Write out the full listing exactly as given, minus the images.

# start of Data extract

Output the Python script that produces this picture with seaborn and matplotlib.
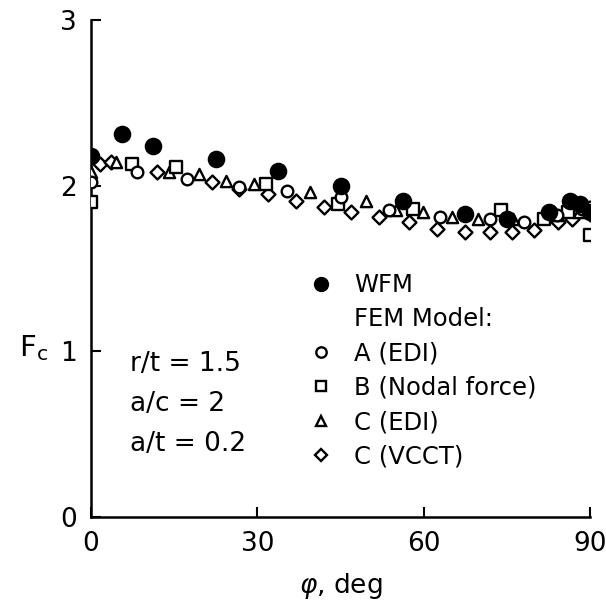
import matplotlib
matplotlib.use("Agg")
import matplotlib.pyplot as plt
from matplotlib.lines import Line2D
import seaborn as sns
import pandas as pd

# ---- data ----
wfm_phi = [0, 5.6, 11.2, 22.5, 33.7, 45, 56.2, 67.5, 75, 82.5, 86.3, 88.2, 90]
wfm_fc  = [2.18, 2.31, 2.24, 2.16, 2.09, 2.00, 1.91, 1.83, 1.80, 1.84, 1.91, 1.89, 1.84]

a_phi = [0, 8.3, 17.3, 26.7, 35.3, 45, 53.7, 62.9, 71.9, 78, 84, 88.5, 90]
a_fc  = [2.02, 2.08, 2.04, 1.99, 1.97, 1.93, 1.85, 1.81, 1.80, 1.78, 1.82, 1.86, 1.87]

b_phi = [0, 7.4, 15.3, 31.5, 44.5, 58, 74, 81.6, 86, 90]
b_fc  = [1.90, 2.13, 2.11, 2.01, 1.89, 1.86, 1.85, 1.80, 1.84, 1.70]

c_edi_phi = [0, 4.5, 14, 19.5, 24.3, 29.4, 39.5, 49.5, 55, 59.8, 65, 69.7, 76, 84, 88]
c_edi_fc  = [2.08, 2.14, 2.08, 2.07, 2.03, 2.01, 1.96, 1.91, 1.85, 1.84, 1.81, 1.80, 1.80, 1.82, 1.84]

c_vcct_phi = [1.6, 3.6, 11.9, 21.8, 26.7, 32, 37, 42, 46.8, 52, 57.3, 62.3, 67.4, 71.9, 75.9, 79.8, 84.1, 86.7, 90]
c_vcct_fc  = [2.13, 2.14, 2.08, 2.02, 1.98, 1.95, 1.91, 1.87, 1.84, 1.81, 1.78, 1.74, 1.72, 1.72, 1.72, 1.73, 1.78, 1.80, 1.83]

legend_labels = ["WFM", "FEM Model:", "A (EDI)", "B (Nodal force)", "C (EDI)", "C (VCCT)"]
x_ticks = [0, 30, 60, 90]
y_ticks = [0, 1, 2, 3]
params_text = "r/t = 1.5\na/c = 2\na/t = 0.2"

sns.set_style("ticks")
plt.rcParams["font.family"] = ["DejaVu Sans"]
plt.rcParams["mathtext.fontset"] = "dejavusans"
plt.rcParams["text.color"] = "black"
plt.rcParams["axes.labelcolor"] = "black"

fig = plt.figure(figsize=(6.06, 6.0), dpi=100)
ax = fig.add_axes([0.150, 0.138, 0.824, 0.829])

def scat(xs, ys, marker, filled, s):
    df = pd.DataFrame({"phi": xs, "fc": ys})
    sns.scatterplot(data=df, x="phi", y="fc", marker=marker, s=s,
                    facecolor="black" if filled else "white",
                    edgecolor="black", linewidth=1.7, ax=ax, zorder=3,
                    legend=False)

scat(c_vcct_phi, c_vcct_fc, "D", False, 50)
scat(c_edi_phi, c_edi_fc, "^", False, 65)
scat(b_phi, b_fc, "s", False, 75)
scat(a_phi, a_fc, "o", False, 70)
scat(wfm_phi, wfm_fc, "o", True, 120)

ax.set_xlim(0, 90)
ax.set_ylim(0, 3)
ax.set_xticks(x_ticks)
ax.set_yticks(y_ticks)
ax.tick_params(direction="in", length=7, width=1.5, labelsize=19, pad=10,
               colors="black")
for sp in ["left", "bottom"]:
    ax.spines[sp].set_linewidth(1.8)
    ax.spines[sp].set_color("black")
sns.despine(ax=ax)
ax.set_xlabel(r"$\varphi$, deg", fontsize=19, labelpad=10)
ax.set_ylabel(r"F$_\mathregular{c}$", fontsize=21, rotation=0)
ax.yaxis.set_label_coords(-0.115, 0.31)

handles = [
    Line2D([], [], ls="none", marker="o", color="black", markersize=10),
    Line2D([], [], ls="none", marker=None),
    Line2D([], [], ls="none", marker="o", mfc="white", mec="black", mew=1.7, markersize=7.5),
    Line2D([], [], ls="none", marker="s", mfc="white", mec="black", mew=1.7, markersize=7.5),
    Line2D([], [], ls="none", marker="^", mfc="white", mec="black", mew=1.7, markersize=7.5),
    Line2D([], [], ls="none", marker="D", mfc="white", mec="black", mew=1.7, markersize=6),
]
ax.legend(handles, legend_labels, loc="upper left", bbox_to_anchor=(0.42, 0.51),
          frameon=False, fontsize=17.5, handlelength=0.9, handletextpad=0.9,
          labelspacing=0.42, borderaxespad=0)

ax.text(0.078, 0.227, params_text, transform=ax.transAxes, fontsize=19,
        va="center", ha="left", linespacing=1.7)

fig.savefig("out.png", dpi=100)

# end of Data extract

--- Solution to the problem ---
Output the Python script that produces this picture with seaborn and matplotlib.
import matplotlib
matplotlib.use("Agg")
import matplotlib.pyplot as plt
from matplotlib.lines import Line2D
import seaborn as sns
import pandas as pd

# ---- data ----
wfm_phi = [0, 5.6, 11.2, 22.5, 33.7, 45, 56.2, 67.5, 75, 82.5, 86.3, 88.2, 90]
wfm_fc  = [2.18, 2.31, 2.24, 2.16, 2.09, 2.00, 1.91, 1.83, 1.80, 1.84, 1.91, 1.89, 1.84]

a_phi = [0, 8.3, 17.3, 26.7, 35.3, 45, 53.7, 62.9, 71.9, 78, 84, 88.5, 90]
a_fc  = [2.02, 2.08, 2.04, 1.99, 1.97, 1.93, 1.85, 1.81, 1.80, 1.78, 1.82, 1.86, 1.87]

b_phi = [0, 7.4, 15.3, 31.5, 44.5, 58, 74, 81.6, 86, 90]
b_fc  = [1.90, 2.13, 2.11, 2.01, 1.89, 1.86, 1.85, 1.80, 1.84, 1.70]

c_edi_phi = [0, 4.5, 14, 19.5, 24.3, 29.4, 39.5, 49.5, 55, 59.8, 65, 69.7, 76, 84, 88]
c_edi_fc  = [2.08, 2.14, 2.08, 2.07, 2.03, 2.01, 1.96, 1.91, 1.85, 1.84, 1.81, 1.80, 1.80, 1.82, 1.84]

c_vcct_phi = [1.6, 3.6, 11.9, 21.8, 26.7, 32, 37, 42, 46.8, 52, 57.3, 62.3, 67.4, 71.9, 75.9, 79.8, 84.1, 86.7, 90]
c_vcct_fc  = [2.13, 2.14, 2.08, 2.02, 1.98, 1.95, 1.91, 1.87, 1.84, 1.81, 1.78, 1.74, 1.72, 1.72, 1.72, 1.73, 1.78, 1.80, 1.83]

legend_labels = ["WFM", "FEM Model:", "A (EDI)", "B (Nodal force)", "C (EDI)", "C (VCCT)"]
x_ticks = [0, 30, 60, 90]
y_ticks = [0, 1, 2, 3]
params_text = "r/t = 1.5\na/c = 2\na/t = 0.2"

sns.set_style("ticks")
plt.rcParams["font.family"] = ["DejaVu Sans"]
plt.rcParams["mathtext.fontset"] = "dejavusans"
plt.rcParams["text.color"] = "black"
plt.rcParams["axes.labelcolor"] = "black"

fig = plt.figure(figsize=(6.06, 6.0), dpi=100)
ax = fig.add_axes([0.150, 0.138, 0.824, 0.829])

def scat(xs, ys, marker, filled, s):
    df = pd.DataFrame({"phi": xs, "fc": ys})
    sns.scatterplot(data=df, x="phi", y="fc", marker=marker, s=s,
                    facecolor="black" if filled else "white",
                    edgecolor="black", linewidth=1.7, ax=ax, zorder=3,
                    legend=False)

scat(c_vcct_phi, c_vcct_fc, "D", False, 50)
scat(c_edi_phi, c_edi_fc, "^", False, 65)
scat(b_phi, b_fc, "s", False, 75)
scat(a_phi, a_fc, "o", False, 70)
scat(wfm_phi, wfm_fc, "o", True, 120)

ax.set_xlim(0, 90)
ax.set_ylim(0, 3)
ax.set_xticks(x_ticks)
ax.set_yticks(y_ticks)
ax.tick_params(direction="in", length=7, width=1.5, labelsize=19, pad=10,
               colors="black")
for sp in ["left", "bottom"]:
    ax.spines[sp].set_linewidth(1.8)
    ax.spines[sp].set_color("black")
sns.despine(ax=ax)
ax.set_xlabel(r"$\varphi$, deg", fontsize=19, labelpad=10)
ax.set_ylabel(r"F$_\mathregular{c}$", fontsize=21, rotation=0)
ax.yaxis.set_label_coords(-0.115, 0.31)

handles = [
    Line2D([], [], ls="none", marker="o", color="black", markersize=10),
    Line2D([], [], ls="none", marker=None),
    Line2D([], [], ls="none", marker="o", mfc="white", mec="black", mew=1.7, markersize=7.5),
    Line2D([], [], ls="none", marker="s", mfc="white", mec="black", mew=1.7, markersize=7.5),
    Line2D([], [], ls="none", marker="^", mfc="white", mec="black", mew=1.7, markersize=7.5),
    Line2D([], [], ls="none", marker="D", mfc="white", mec="black", mew=1.7, markersize=6),
]
ax.legend(handles, legend_labels, loc="upper left", bbox_to_anchor=(0.42, 0.51),
          frameon=False, fontsize=17.5, handlelength=0.9, handletextpad=0.9,
          labelspacing=0.42, borderaxespad=0)

ax.text(0.078, 0.227, params_text, transform=ax.transAxes, fontsize=19,
        va="center", ha="left", linespacing=1.7)

fig.savefig("out.png", dpi=100)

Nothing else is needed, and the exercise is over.